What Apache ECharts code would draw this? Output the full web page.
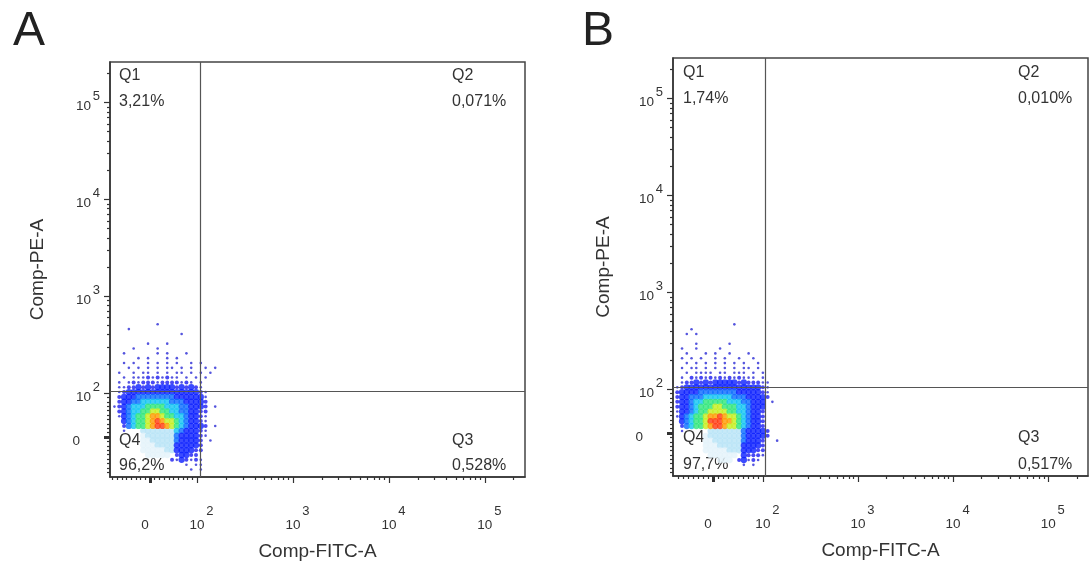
==
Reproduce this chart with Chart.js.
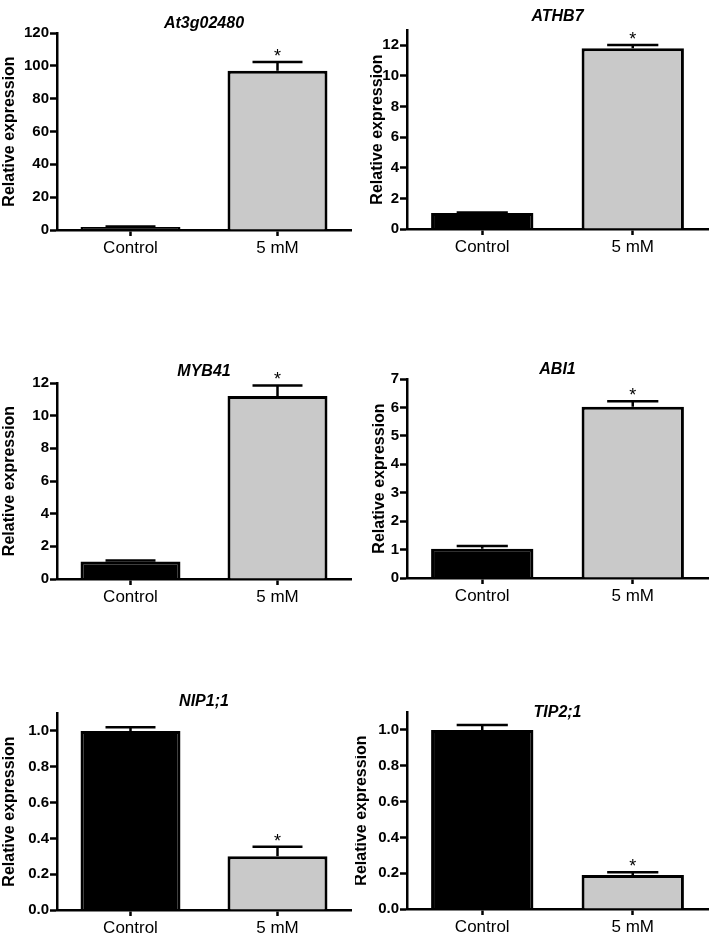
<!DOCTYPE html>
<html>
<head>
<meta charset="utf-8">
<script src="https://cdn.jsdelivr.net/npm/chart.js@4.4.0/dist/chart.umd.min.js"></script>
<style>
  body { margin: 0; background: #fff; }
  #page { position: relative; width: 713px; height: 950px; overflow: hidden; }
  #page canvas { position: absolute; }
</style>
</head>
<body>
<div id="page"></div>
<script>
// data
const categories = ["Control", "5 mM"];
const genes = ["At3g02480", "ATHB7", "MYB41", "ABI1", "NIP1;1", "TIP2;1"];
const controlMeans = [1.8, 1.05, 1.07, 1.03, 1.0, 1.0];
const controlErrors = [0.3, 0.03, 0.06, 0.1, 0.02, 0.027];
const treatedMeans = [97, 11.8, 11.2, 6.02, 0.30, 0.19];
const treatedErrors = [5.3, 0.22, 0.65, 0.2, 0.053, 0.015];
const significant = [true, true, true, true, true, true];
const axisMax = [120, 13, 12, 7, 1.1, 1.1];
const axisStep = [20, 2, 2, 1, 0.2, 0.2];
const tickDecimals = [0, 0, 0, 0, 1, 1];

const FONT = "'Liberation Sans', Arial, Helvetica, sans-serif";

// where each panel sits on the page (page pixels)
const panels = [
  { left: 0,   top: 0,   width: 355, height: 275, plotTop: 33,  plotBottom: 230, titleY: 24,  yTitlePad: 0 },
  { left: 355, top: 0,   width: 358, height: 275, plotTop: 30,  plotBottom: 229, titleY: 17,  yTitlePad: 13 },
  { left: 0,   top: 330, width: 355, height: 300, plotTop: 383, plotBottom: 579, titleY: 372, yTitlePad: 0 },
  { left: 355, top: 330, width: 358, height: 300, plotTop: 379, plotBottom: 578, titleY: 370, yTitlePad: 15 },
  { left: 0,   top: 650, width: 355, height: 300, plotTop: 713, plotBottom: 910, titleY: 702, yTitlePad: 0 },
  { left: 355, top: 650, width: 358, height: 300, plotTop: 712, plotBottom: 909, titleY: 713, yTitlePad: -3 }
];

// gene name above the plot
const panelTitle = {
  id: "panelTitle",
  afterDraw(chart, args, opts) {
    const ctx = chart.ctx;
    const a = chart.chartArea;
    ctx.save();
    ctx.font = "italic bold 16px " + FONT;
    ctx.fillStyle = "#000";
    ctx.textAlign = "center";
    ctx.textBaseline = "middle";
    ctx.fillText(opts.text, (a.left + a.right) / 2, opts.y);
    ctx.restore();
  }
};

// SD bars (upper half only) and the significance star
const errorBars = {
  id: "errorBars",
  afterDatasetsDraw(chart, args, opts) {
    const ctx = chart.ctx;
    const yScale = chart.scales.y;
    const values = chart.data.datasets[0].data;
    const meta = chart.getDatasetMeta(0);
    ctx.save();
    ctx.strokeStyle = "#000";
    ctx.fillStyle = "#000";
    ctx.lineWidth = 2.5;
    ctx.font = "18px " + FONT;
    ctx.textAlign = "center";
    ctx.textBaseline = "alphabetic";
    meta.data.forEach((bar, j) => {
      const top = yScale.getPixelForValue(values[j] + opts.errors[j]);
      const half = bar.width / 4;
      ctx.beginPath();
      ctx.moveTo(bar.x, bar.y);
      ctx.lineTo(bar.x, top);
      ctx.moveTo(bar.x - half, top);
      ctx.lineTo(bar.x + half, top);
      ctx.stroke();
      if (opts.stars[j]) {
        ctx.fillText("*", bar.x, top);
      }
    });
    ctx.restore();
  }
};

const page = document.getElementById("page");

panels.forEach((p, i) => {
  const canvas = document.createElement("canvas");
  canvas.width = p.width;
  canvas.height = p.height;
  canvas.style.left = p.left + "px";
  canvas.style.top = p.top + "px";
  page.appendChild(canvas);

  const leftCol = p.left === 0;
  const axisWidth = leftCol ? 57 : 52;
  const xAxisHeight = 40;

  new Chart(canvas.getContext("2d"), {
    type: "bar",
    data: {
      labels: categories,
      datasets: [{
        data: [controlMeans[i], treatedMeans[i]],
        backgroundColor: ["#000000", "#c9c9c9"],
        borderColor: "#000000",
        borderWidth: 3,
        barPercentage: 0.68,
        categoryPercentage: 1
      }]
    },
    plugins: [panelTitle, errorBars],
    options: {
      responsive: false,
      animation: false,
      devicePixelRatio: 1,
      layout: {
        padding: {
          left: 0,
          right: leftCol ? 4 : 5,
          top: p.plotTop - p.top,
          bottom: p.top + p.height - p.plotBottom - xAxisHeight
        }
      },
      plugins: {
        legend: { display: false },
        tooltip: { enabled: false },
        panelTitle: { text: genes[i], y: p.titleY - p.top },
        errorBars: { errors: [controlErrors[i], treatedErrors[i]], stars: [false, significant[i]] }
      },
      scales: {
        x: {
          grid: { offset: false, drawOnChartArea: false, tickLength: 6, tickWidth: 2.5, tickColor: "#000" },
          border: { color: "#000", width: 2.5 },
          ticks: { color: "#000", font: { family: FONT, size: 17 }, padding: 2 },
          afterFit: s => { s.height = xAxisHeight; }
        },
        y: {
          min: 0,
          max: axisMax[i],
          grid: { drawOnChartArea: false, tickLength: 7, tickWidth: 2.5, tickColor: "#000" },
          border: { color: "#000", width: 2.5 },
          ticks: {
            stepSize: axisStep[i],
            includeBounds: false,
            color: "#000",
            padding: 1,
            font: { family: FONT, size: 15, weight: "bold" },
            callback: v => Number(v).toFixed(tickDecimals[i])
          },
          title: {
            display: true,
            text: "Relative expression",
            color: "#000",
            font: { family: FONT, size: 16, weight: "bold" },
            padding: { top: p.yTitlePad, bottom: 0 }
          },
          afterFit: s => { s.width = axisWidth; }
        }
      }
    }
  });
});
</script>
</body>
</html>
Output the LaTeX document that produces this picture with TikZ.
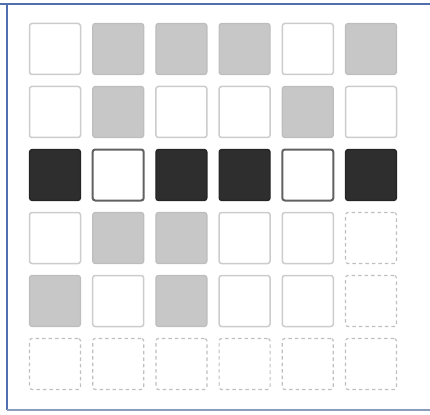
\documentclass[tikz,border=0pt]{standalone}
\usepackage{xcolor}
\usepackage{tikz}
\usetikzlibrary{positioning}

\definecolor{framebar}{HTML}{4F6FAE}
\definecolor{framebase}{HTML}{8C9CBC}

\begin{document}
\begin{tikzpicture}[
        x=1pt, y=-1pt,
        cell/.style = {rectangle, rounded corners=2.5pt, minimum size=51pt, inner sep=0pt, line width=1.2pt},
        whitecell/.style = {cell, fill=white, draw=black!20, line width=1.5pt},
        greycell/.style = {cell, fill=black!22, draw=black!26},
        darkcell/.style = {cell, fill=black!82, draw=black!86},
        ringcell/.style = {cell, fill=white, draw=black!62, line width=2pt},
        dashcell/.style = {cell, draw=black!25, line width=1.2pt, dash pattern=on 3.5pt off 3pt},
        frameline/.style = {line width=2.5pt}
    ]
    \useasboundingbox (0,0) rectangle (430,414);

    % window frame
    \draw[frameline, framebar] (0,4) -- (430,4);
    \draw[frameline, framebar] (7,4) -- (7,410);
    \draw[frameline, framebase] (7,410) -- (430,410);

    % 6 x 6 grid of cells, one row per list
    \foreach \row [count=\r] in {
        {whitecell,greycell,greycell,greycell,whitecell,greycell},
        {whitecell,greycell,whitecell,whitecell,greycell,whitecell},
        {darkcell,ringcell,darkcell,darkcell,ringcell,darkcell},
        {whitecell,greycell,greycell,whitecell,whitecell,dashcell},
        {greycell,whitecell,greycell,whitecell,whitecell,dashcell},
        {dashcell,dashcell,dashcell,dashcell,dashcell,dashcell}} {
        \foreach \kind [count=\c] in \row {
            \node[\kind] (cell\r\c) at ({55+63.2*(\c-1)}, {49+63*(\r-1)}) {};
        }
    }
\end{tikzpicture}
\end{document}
==
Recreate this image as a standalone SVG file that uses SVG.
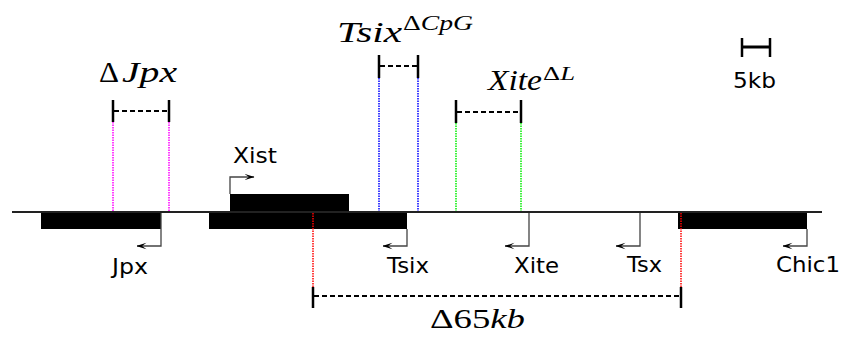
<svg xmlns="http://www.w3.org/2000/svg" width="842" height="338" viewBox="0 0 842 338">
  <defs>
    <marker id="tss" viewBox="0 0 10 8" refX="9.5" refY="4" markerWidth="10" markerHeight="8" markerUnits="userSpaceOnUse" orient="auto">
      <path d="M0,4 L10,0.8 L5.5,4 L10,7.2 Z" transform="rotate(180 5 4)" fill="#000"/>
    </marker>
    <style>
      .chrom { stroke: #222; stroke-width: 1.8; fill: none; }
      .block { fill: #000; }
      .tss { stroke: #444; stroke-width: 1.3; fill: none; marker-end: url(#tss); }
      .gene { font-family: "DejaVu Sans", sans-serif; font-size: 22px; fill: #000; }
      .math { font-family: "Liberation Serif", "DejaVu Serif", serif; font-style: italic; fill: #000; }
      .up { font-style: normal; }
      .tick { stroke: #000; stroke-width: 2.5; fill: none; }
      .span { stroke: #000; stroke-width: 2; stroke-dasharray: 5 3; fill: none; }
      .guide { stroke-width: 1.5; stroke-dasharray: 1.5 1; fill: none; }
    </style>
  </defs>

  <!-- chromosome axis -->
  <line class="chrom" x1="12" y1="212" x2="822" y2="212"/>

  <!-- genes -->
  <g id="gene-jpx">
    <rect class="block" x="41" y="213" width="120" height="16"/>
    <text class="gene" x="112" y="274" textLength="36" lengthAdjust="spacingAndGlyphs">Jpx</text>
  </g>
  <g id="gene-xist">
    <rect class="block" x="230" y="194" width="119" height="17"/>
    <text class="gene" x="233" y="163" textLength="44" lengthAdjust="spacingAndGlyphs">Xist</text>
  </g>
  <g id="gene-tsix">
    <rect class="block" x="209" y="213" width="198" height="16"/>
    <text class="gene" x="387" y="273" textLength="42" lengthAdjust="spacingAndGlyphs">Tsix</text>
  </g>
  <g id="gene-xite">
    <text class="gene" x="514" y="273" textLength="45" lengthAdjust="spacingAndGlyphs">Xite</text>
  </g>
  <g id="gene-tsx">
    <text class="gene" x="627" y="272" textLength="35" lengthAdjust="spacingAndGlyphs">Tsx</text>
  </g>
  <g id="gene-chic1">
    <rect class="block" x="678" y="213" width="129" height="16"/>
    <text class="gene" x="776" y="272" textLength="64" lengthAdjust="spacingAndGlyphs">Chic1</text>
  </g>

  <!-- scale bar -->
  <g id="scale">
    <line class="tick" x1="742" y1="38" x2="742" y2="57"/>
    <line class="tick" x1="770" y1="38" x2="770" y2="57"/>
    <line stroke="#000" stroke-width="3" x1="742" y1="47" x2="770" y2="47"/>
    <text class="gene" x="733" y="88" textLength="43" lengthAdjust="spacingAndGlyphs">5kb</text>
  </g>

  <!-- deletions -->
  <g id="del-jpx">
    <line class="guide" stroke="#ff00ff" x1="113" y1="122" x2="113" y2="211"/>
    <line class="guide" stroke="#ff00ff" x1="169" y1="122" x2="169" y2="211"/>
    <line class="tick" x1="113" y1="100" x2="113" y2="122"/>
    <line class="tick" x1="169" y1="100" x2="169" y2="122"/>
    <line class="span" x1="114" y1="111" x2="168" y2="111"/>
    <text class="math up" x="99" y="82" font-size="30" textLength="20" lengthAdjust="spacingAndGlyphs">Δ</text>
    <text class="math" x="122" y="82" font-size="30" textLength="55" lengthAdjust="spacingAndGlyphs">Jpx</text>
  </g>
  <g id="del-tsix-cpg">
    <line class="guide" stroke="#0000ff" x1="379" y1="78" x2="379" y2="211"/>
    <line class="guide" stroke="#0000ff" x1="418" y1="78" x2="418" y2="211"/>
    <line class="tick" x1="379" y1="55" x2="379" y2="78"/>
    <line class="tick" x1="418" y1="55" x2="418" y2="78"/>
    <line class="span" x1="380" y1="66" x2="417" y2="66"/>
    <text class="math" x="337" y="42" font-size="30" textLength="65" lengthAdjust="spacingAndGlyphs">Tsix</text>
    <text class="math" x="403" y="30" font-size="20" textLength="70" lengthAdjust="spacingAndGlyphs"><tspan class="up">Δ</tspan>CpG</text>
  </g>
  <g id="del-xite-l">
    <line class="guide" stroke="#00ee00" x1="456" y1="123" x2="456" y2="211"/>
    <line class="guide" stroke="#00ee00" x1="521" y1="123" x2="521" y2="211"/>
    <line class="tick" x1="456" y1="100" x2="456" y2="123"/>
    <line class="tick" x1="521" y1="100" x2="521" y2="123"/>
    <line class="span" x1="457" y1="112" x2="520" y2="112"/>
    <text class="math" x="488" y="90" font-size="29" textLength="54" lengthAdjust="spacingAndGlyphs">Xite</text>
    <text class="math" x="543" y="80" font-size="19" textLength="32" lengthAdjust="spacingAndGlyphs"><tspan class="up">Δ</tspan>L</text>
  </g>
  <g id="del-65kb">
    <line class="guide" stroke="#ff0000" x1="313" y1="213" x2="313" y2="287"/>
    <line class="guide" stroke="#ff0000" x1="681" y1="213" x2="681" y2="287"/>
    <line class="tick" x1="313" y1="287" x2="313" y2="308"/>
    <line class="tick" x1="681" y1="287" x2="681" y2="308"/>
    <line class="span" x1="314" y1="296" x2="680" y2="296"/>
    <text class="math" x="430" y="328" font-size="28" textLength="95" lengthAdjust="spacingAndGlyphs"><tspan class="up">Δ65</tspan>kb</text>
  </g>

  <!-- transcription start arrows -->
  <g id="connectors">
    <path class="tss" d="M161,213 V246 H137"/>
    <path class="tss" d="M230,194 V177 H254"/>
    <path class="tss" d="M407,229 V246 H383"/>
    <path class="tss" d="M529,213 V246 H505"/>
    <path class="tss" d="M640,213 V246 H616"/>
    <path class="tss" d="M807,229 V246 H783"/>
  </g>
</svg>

TASK TO COMPLETE
Quote the lines above exactly, starting with the one that has "Output the LaTeX" and ending with the one that has "(7,410) -- (430,410);"; drop the pictures and include nothing else.

ANSWER FOR THIS EXERCISE
Output the LaTeX document that produces this picture with TikZ.
\documentclass[tikz,border=0pt]{standalone}
\usepackage{xcolor}
\usepackage{tikz}
\usetikzlibrary{positioning}

\definecolor{framebar}{HTML}{4F6FAE}
\definecolor{framebase}{HTML}{8C9CBC}

\begin{document}
\begin{tikzpicture}[
        x=1pt, y=-1pt,
        cell/.style = {rectangle, rounded corners=2.5pt, minimum size=51pt, inner sep=0pt, line width=1.2pt},
        whitecell/.style = {cell, fill=white, draw=black!20, line width=1.5pt},
        greycell/.style = {cell, fill=black!22, draw=black!26},
        darkcell/.style = {cell, fill=black!82, draw=black!86},
        ringcell/.style = {cell, fill=white, draw=black!62, line width=2pt},
        dashcell/.style = {cell, draw=black!25, line width=1.2pt, dash pattern=on 3.5pt off 3pt},
        frameline/.style = {line width=2.5pt}
    ]
    \useasboundingbox (0,0) rectangle (430,414);

    % window frame
    \draw[frameline, framebar] (0,4) -- (430,4);
    \draw[frameline, framebar] (7,4) -- (7,410);
    \draw[frameline, framebase] (7,410) -- (430,410);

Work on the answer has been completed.